Professor Ed Kelly and colleagues in the Division of Perceptual Studies at the School of Medicine envision collaborating with the center to study the brains of those engaged in deep meditation and other altered states of consciousness. Kelly's team can measure the brain's electrical activity and blood flow changes with two types of state-of-the art imaging equipment.

"U.Va. has had, for a number of years, remarkable expertise in different sectors," Paul Jones said. "What we need now are threads to tie them together and weave them into a greater whole. Our goal with this gift is to enable the Contemplative Sciences Center to function as an integrative force that pulls together disparate parts of the University."

The center plans to offer an innovative – and perhaps unprecedented – combination of diverse programs that integrate contemplation and yoga into a major research university, Germano said. The center will focus on providing basic and applied research, curricular programs and practical applications to real-life situations.

The nursing and education schools both plan to partner with the center to study how contemplative practices could help nurses and teachers be more effective and resilient.

Like the practice of top athletes using visualization or breathing exercises to empty the mind of distractions and enhance performance, the center aims to distill key kernels of contemplative practice traditions that have demonstrated benefits, and teach those kernels as portable and modular life skills, Germano said. Building on existing meditation, yoga and mindfulness classes offered by the Medical School's Mindfulness Center and Intramural-Recreational Sports, "the center will try to increase mainstream awareness about the potential benefits of training your mind and body," Germano said. "Hopefully, like drops in the ocean, this training can lead people to greater reflexivity, greater understanding, greater caring, greater efficiency and greater insight."

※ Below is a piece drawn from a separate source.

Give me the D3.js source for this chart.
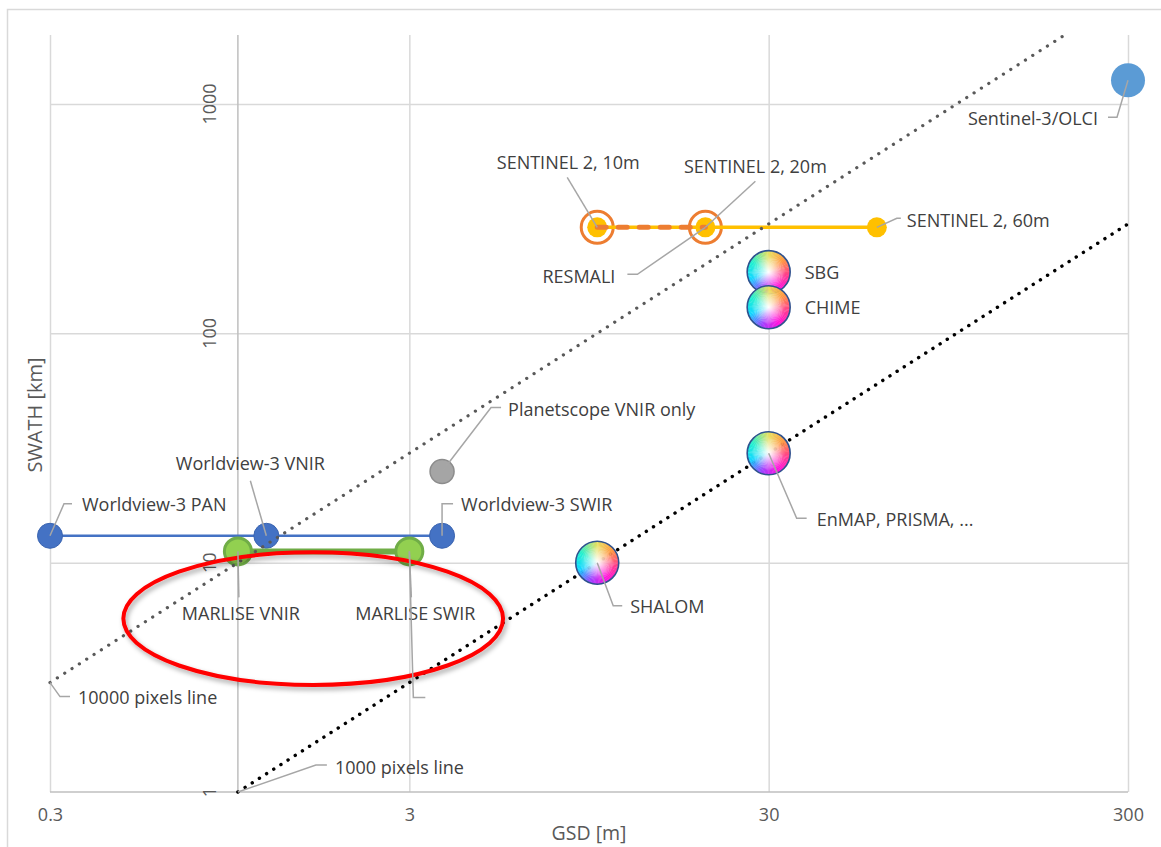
<!DOCTYPE html>
<html>
<head>
<meta charset="utf-8">
<script src="https://cdn.jsdelivr.net/npm/d3@7"></script>
<style>
  body { margin: 0; background: #fff; }
  text { font-family: "Open Sans", Lato, sans-serif; }
</style>
</head>
<body>
<div id="chart"></div>
<script>
// GSD vs swath, log-log scatter of imaging missions
// ================================================

var gsdTicks = [0.3, 3, 30, 300];
var swathTicks = [1, 10, 100, 1000];

// Worldview-3 (blue line)
var wv3Names = ["Worldview-3 PAN", "Worldview-3 VNIR", "Worldview-3 SWIR"];
var wv3Gsd = [0.3, 1.2, 3.7];
var wv3Swath = [13.1, 13.1, 13.1];

// MARLISE (green line)
var marliseNames = ["MARLISE VNIR", "MARLISE SWIR"];
var marliseGsd = [1, 3];
var marliseSwath = [11.2, 11.2];

// Sentinel 2 (yellow line)
var s2Names = ["SENTINEL 2, 10m", "SENTINEL 2, 20m", "SENTINEL 2, 60m"];
var s2Gsd = [10, 20, 60];
var s2Swath = [290, 290, 290];

// RESMALI (orange dashed, rings)
var resmaliGsd = [10, 20];
var resmaliSwath = [290, 290];

var planetNames = ["Planetscope VNIR only"];
var planetGsd = [3.7];
var planetSwath = [25];

var olciNames = ["Sentinel-3/OLCI"];
var olciGsd = [300];
var olciSwath = [1270];

// hyperspectral missions (rainbow bubbles)
var hyperNames = ["SBG", "CHIME", "EnMAP, PRISMA, ...", "SHALOM"];
var hyperGsd = [30, 30, 30, 10];
var hyperSwath = [185, 130, 30, 10];

// constant pixel count lines (endpoints)
var line10kGsd = [0.3, 200];
var line10kSwath = [3, 2000];
var line1kGsd = [1, 300];
var line1kSwath = [1, 300];

// red highlight ellipse, bounding box in data units
var ellipseGsd = [0.48, 5.47];
var ellipseSwath = [2.93, 11.1];

var width = 1161,
    height = 847;

var svg = d3.select("#chart").append("svg")
    .attr("width", width)
    .attr("height", height);

var x = d3.scaleLog().domain([0.3, 300]).range([50, 1128]);
var y = d3.scaleLog().domain([1, 2000]).range([792, 35]);

var defs = svg.append("defs");
var glow = defs.append("radialGradient").attr("id", "whiteCenter");
glow.append("stop").attr("offset", "0%").attr("stop-color", "#fff").attr("stop-opacity", 1);
glow.append("stop").attr("offset", "30%").attr("stop-color", "#fff").attr("stop-opacity", 0.6);
glow.append("stop").attr("offset", "80%").attr("stop-color", "#fff").attr("stop-opacity", 0);
var shadow = defs.append("filter").attr("id", "shadow")
    .attr("x", "-10%").attr("y", "-10%").attr("width", "120%").attr("height", "130%");
shadow.append("feDropShadow").attr("dx", 2).attr("dy", 3).attr("stdDeviation", 2.5)
    .attr("flood-color", "#000").attr("flood-opacity", 0.35);

// chart frame
svg.append("rect")
    .attr("x", 7.5).attr("y", 9.5)
    .attr("width", width).attr("height", height)
    .attr("fill", "none").attr("stroke", "#d9d9d9").attr("stroke-width", 1.5);

// gridlines
svg.append("g")
    .attr("transform", "translate(0,792)")
    .call(d3.axisBottom(x).tickValues(gsdTicks).tickSize(-757).tickFormat(""))
    .call(g => g.select(".domain").remove())
    .call(g => g.selectAll("line").attr("stroke", "#d9d9d9").attr("stroke-width", 1.5));

svg.append("g")
    .attr("transform", "translate(50,0)")
    .call(d3.axisLeft(y).tickValues(swathTicks.slice(1)).tickSize(-1078).tickFormat(""))
    .call(g => g.select(".domain").remove())
    .call(g => g.selectAll("line").attr("stroke", "#d9d9d9").attr("stroke-width", 1.5));

// axis lines: x axis at swath 1, y axis crossing at gsd 1
svg.append("line")
    .attr("x1", x(0.3)).attr("x2", x(300))
    .attr("y1", y(1)).attr("y2", y(1))
    .attr("stroke", "#bfbfbf").attr("stroke-width", 1.5);
svg.append("line")
    .attr("x1", x(1)).attr("x2", x(1))
    .attr("y1", y(2000)).attr("y2", y(1))
    .attr("stroke", "#bfbfbf").attr("stroke-width", 1.5);

// tick labels
svg.append("g")
    .attr("transform", "translate(0,792)")
    .call(d3.axisBottom(x).tickValues(gsdTicks).tickSize(0).tickPadding(16).tickFormat(d3.format("")))
    .call(g => g.select(".domain").remove())
    .call(g => g.selectAll("text")
        .attr("fill", "#595959").attr("font-size", 18)
        .style("font-family", "'Open Sans', sans-serif"));

svg.append("g").selectAll("text")
    .data(swathTicks)
    .enter().append("text")
    .attr("transform", d => "translate(" + (x(1) - 29) + "," + y(d) + ") rotate(-90)")
    .attr("text-anchor", "middle")
    .attr("dominant-baseline", "central")
    .attr("fill", "#595959").attr("font-size", 18)
    .text(d => d);

// axis titles
svg.append("text")
    .attr("x", 589).attr("y", 832)
    .attr("text-anchor", "middle").attr("dominant-baseline", "central")
    .attr("fill", "#595959").attr("font-size", 19.5)
    .text("GSD [m]");
svg.append("text")
    .attr("transform", "translate(34,415) rotate(-90)")
    .attr("text-anchor", "middle").attr("dominant-baseline", "central")
    .attr("fill", "#595959").attr("font-size", 20)
    .text("SWATH [km]");

function pts(gs, sw) { return gs.map((g, i) => [x(g), y(sw[i])]); }
var line = d3.line();

// Worldview-3
svg.append("path")
    .attr("d", line(pts(wv3Gsd, wv3Swath)))
    .attr("fill", "none").attr("stroke", "#4472c4").attr("stroke-width", 2.5);
svg.selectAll("circle.wv3")
    .data(pts(wv3Gsd, wv3Swath))
    .enter().append("circle")
    .attr("cx", d => d[0]).attr("cy", d => d[1])
    .attr("r", 12.5).attr("fill", "#4472c4").attr("stroke", "#3a64b0").attr("stroke-width", 1);

// MARLISE
svg.append("path")
    .attr("d", line(pts(marliseGsd, marliseSwath)))
    .attr("fill", "none").attr("stroke", "#70ad47").attr("stroke-width", 6);
svg.selectAll("circle.marlise")
    .data(pts(marliseGsd, marliseSwath))
    .enter().append("circle")
    .attr("cx", d => d[0]).attr("cy", d => d[1])
    .attr("r", 13.5).attr("fill", "#92d050").attr("stroke", "#70ad47").attr("stroke-width", 3);

// Planetscope
svg.selectAll("circle.planet")
    .data(pts(planetGsd, planetSwath))
    .enter().append("circle")
    .attr("cx", d => d[0]).attr("cy", d => d[1])
    .attr("r", 12).attr("fill", "#a5a5a5").attr("stroke", "#8c8c8c").attr("stroke-width", 1.5);

// Sentinel-3/OLCI
svg.selectAll("circle.olci")
    .data(pts(olciGsd, olciSwath))
    .enter().append("circle")
    .attr("cx", d => d[0]).attr("cy", d => d[1])
    .attr("r", 17).attr("fill", "#5b9bd5");

// RESMALI rings (white inside), then Sentinel 2 on top, then dashed RESMALI line
svg.selectAll("circle.resmali")
    .data(pts(resmaliGsd, resmaliSwath))
    .enter().append("circle")
    .attr("cx", d => d[0]).attr("cy", d => d[1])
    .attr("r", 16).attr("fill", "#fff").attr("stroke", "#ed7d31").attr("stroke-width", 3);
svg.append("path")
    .attr("d", line(pts(s2Gsd, s2Swath)))
    .attr("fill", "none").attr("stroke", "#ffc000").attr("stroke-width", 3.5);
svg.selectAll("circle.s2")
    .data(pts(s2Gsd, s2Swath))
    .enter().append("circle")
    .attr("cx", d => d[0]).attr("cy", d => d[1])
    .attr("r", 10).attr("fill", "#ffc000");
svg.append("path")
    .attr("d", line(pts(resmaliGsd, resmaliSwath)))
    .attr("fill", "none").attr("stroke", "#ed7d31").attr("stroke-width", 5)
    .attr("stroke-linecap", "round").attr("stroke-dasharray", "9 12");

// constant pixel lines
svg.append("path")
    .attr("d", line(pts(line10kGsd, line10kSwath)))
    .attr("fill", "none").attr("stroke", "#595959").attr("stroke-width", 3.2)
    .attr("stroke-linecap", "round").attr("stroke-dasharray", "0.1 8.6");
svg.append("path")
    .attr("d", line(pts(line1kGsd, line1kSwath)))
    .attr("fill", "none").attr("stroke", "#000").attr("stroke-width", 3.4)
    .attr("stroke-linecap", "round").attr("stroke-dasharray", "0.1 8.4");

// hyperspectral rainbow bubbles: colour by angle (clockwise from top)
var hueAngles = [0, 50, 100, 150, 200, 250, 300, 360];
var hueColours = ["#e8e060", "#ff9a40", "#ff3c8c", "#ff10e0", "#a040ff", "#10d8ff", "#20f0d0", "#e8e060"];
var hueScale = d3.scaleLinear().domain(hueAngles).range(hueColours).interpolate(d3.interpolateRgb);
var wedges = d3.range(0, 360, 4);
var arc = d3.arc().innerRadius(0).outerRadius(21.5);
var bubbles = svg.selectAll("g.hyper")
    .data(pts(hyperGsd, hyperSwath))
    .enter().append("g")
    .attr("transform", d => "translate(" + d[0] + "," + d[1] + ")");
bubbles.selectAll("path")
    .data(wedges)
    .enter().append("path")
    .attr("d", a => arc({startAngle: a * Math.PI / 180, endAngle: (a + 5) * Math.PI / 180}))
    .attr("fill", a => hueScale(a + 2));
bubbles.append("circle")
    .attr("r", 21.5).attr("fill", "url(#whiteCenter)")
    .attr("stroke", "#2f528f").attr("stroke-width", 1.6);

// red highlight ellipse
svg.append("ellipse")
    .attr("cx", (x(ellipseGsd[0]) + x(ellipseGsd[1])) / 2)
    .attr("cy", (y(ellipseSwath[0]) + y(ellipseSwath[1])) / 2)
    .attr("rx", (x(ellipseGsd[1]) - x(ellipseGsd[0])) / 2)
    .attr("ry", (y(ellipseSwath[0]) - y(ellipseSwath[1])) / 2)
    .attr("fill", "none").attr("stroke", "#ff0000").attr("stroke-width", 4)
    .attr("filter", "url(#shadow)");

// data labels with leader lines (offsets from the point, in px)
var labels = [
  {text: wv3Names[0], at: [wv3Gsd[0], wv3Swath[0]], lead: [[0, 0], [14, -32], [22, -32]], t: [32, -32], anchor: "start"},
  {text: wv3Names[1], at: [wv3Gsd[1], wv3Swath[1]], lead: [[0, 0], [-16, -55]], t: [-16, -73], anchor: "middle"},
  {text: wv3Names[2], at: [wv3Gsd[2], wv3Swath[2]], lead: [[0, 0], [0, -32], [11, -32]], t: [19, -32], anchor: "start"},
  {text: planetNames[0], at: [planetGsd[0], planetSwath[0]], lead: [[0, 0], [49, -64], [59, -64]], t: [66, -62], anchor: "start"},
  {text: marliseNames[0], at: [marliseGsd[0], marliseSwath[0]], lead: [[0, 0], [1, 46]], t: [3, 62], anchor: "middle"},
  {text: marliseNames[1], at: [marliseGsd[1], marliseSwath[1]], lead: [[0, 0], [2, 46]], t: [6, 62], anchor: "middle"},
  {text: "", at: [marliseGsd[1], marliseSwath[1]], lead: [[0, 0], [4, 146], [16, 146]], t: [20, 146], anchor: "start"},
  {text: hyperNames[0], at: [hyperGsd[0], hyperSwath[0]], lead: null, t: [36, 0], anchor: "start"},
  {text: hyperNames[1], at: [hyperGsd[1], hyperSwath[1]], lead: null, t: [36, 0], anchor: "start"},
  {text: hyperNames[2], at: [hyperGsd[2], hyperSwath[2]], lead: [[0, 0], [28, 65], [38, 65]], t: [48, 66], anchor: "start"},
  {text: hyperNames[3], at: [hyperGsd[3], hyperSwath[3]], lead: [[0, 0], [16, 43], [25, 43]], t: [33, 43], anchor: "start"},
  {text: s2Names[0], at: [s2Gsd[0], s2Swath[0]], lead: [[0, 0], [-30, -50]], t: [-29, -65], anchor: "middle"},
  {text: s2Names[1], at: [s2Gsd[1], s2Swath[1]], lead: [[0, 0], [50, -46]], t: [50, -61], anchor: "middle"},
  {text: s2Names[2], at: [s2Gsd[2], s2Swath[2]], lead: [[0, 0], [20, -9], [24, -9]], t: [30, -7], anchor: "start"},
  {text: "RESMALI", at: [resmaliGsd[1], resmaliSwath[1]], lead: [[0, 0], [-68, 47], [-78, 47]], t: [-90, 49], anchor: "end"},
  {text: olciNames[0], at: [olciGsd[0], olciSwath[0]], lead: [[0, 0], [-11, 37], [-20, 37]], t: [-30, 38], anchor: "end"},
  {text: "10000 pixels line", at: [line10kGsd[0], line10kSwath[0]], lead: [[0, 0], [10, 14], [20, 14]], t: [28, 14], anchor: "start"},
  {text: "1000 pixels line", at: [line1kGsd[0], line1kSwath[0]], lead: [[0, 0], [78, -27], [89, -27]], t: [97, -25], anchor: "start"}
];

var lab = svg.selectAll("g.label")
    .data(labels)
    .enter().append("g")
    .attr("transform", d => "translate(" + x(d.at[0]) + "," + y(d.at[1]) + ")");
lab.filter(d => d.lead).append("path")
    .attr("d", d => line(d.lead))
    .attr("fill", "none").attr("stroke", "#a6a6a6").attr("stroke-width", 1.5);
lab.append("text")
    .attr("x", d => d.t[0]).attr("y", d => d.t[1])
    .attr("text-anchor", d => d.anchor)
    .attr("dominant-baseline", "central")
    .attr("fill", "#404040").attr("font-size", 18)
    .text(d => d.text);
</script>
</body>
</html>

"At this juncture," Sonia Jones said, "our educational system needs to consider new ideas and practices for the mind and body that can complement its traditional valuation of critical thought and debate. We think contemplative and yogic traditions offer transformative possibilities in this regard, and hope that our gift will enable U.Va. to engage in an extraordinary experiment aimed at reassessing learning and well-being in relationship to these traditions."

The Joneses' initial inspiration for funding the center came as a result of their devotion to their Ashtanga yoga teacher, Sri K. Pattabhi Jois, and a desire to honor his life and legacy, she said.

The Joneses added that, in the next five to 10 years, they would like to see U.Va. emerge as the world's center of thinking about how higher education, and society at large, can be transformed by contemplative and yogic practices, ideas and values.

In its inaugural year, the center plans to offer courses from yoga and contemplation instructors, host a "contemplative-in-residence" and award research funding. The center also plans to host an annual contemplative summit and a speaker series.

Germano said that in his 20-plus years at the University, he has never been involved with an initiative that has received such a positive response.

U.Va. President Teresa A. Sullivan expressed the University's gratitude for the Joneses' gift. "This new center will serve as a focal point for interdisciplinary initiatives that can bridge schools and departments," she said. "It will be an academic center for teaching, research, social engagement and practice as they relate to all facets of the contemplative sciences."

A national search for the center’s coordinating director is ongoing, with an appointment expected soon. The center's official launch will take place in October.